Practical 90-day demand generation plan for specialty chemicals

Weeks 1–2: Set foundations

  • Confirm product-to-application mapping and fit criteria
  • Define funnel stages and CRM fields used for reporting
  • Review top applications and identify the best proof assets available

Weeks 3–6: Launch high-intent content and campaigns

  • Publish or refresh product-application landing pages
  • Create a document offer plan (TDS/SDS/spec bundle) tied to applications
  • Launch search campaigns by application intent and document intent
  • Build a basic ABM list by account fit and buyer roles

Weeks 7–10: Add ABM sequences and conversion support

  • Run role-based outreach with application-specific value
  • Set up routing rules and intake fields for technical requests
  • Prepare sales evidence packs for top application routes

Weeks 11–13: Review results and refine

  • Review performance by application and landing page
  • Collect sales feedback on objections and missing documentation
  • Update content and forms based on what moved qualified conversations

How to choose partners and tools for specialty chemicals demand generation

Partner fit: track record in technical go-to-market

When evaluating vendors, focus on how they handle technical messaging, landing page strategy, and lead routing.
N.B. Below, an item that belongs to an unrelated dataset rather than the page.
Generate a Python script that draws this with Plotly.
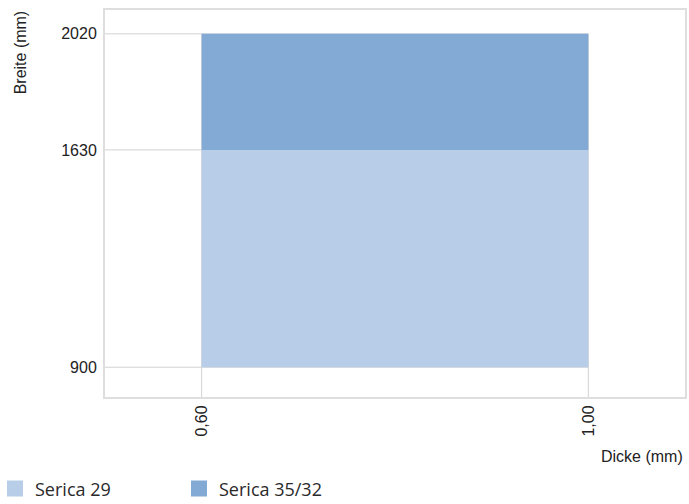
import plotly.graph_objects as go

# ---- data ----
series_names = ["Serica 29", "Serica 35/32"]
thickness = [0.60, 1.00]            # Dicke (mm): min, max
width_serica29 = [900, 1630]        # Breite (mm): min, max
width_serica3532 = [1630, 2020]     # Breite (mm): min, max
x_ticks = [0.60, 1.00]
x_ticktext = ["0,60", "1,00"]
y_ticks = [900, 1630, 2020]
y_ticktext = ["900", "1630", "2020"]
colors = ["#b8cde7", "#83a9d5"]

x_range = [0.5, 1.1]
y_range = [800, 2100]

fig = go.Figure()

def rect_trace(xr, yr, color, name):
    return go.Scatter(
        x=[xr[0], xr[1], xr[1], xr[0], xr[0]],
        y=[yr[0], yr[0], yr[1], yr[1], yr[0]],
        mode="lines", fill="toself", fillcolor=color,
        line=dict(width=0, color=color), hoverinfo="skip",
        showlegend=False, name=name,
    )

fig.add_trace(rect_trace(thickness, width_serica29, colors[0], series_names[0]))
fig.add_trace(rect_trace(thickness, width_serica3532, colors[1], series_names[1]))

# legend entries
for name, c in zip(series_names, colors):
    fig.add_trace(go.Scatter(
        x=[None], y=[None], mode="markers", name=name,
        marker=dict(symbol="square", size=18, color=c),
    ))

grid_color = "#d2d2d2"
shapes = []
ymax = max(width_serica3532)
xmax = max(thickness)
for yv in y_ticks:
    shapes.append(dict(type="line", xref="x", yref="y", x0=x_range[0], x1=xmax,
                       y0=yv, y1=yv, line=dict(color=grid_color, width=1), layer="below"))
for xv in x_ticks:
    shapes.append(dict(type="line", xref="x", yref="y", x0=xv, x1=xv,
                       y0=y_range[0], y1=ymax, line=dict(color=grid_color, width=1), layer="below"))

axis_font = dict(family="Liberation Sans, Arial, sans-serif", size=16, color="#222222")

fig.update_layout(
    width=689, height=504,
    margin=dict(l=105, r=2, t=10, b=107),
    paper_bgcolor="white", plot_bgcolor="white",
    shapes=shapes,
    xaxis=dict(range=x_range, tickvals=x_ticks, ticktext=x_ticktext, tickangle=-90,
               showgrid=False, zeroline=False, showline=True, mirror=True,
               linecolor="#dedede", linewidth=2, tickfont=axis_font,
               ticklabelstandoff=0, fixedrange=True),
    yaxis=dict(range=y_range, tickvals=y_ticks, ticktext=y_ticktext,
               showgrid=False, zeroline=False, showline=True, mirror=True,
               linecolor="#dedede", linewidth=2, tickfont=axis_font,
               ticklabelstandoff=3, fixedrange=True),
    showlegend=True,
    legend=dict(orientation="h", xref="container", yref="container", x=0, y=0.03,
                xanchor="left", yanchor="middle", indentation=-5,
                font=dict(family="Open Sans, sans-serif", size=18, color="#2a2a2a"),
                entrywidth=144, entrywidthmode="pixels", itemsizing="trace",
                traceorder="normal"),
    annotations=[
        dict(text="Breite (mm)", textangle=-90, xref="paper", yref="paper",
             x=(20 - 105) / 582, y=1.005, xanchor="center", yanchor="top",
             showarrow=False, font=axis_font),
        dict(text="Dicke (mm)", xref="paper", yref="paper",
             x=1.0, y=-0.155, xanchor="right", yanchor="middle",
             showarrow=False, font=axis_font),
    ],
)

fig.write_html("out.html", config={"displayModeBar": False},
               post_script="document.body.style.margin='0';")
Look for process clarity around tracking, qualification, and reporting for longer sales cycles.

Tool fit: tracking that supports pipeline reporting

Marketing tools should connect to CRM stages and capture application context. Tracking that cannot be linked to opportunities will make optimization harder.

Alignment: shared definitions across marketing and sales

Demand generation improves when teams agree on what counts as fit, qualified interest, and sales accepted leads. Written definitions help reduce confusion and support consistent reporting.

Specialty chemicals demand generation works best when it is built around application fit, technical proof, and clear measurement tied to pipeline. Teams can combine content, paid search, ABM, events, and sales enablement to create qualified conversations. The key is to plan for long evaluation cycles and improve each stage using structured learning loops.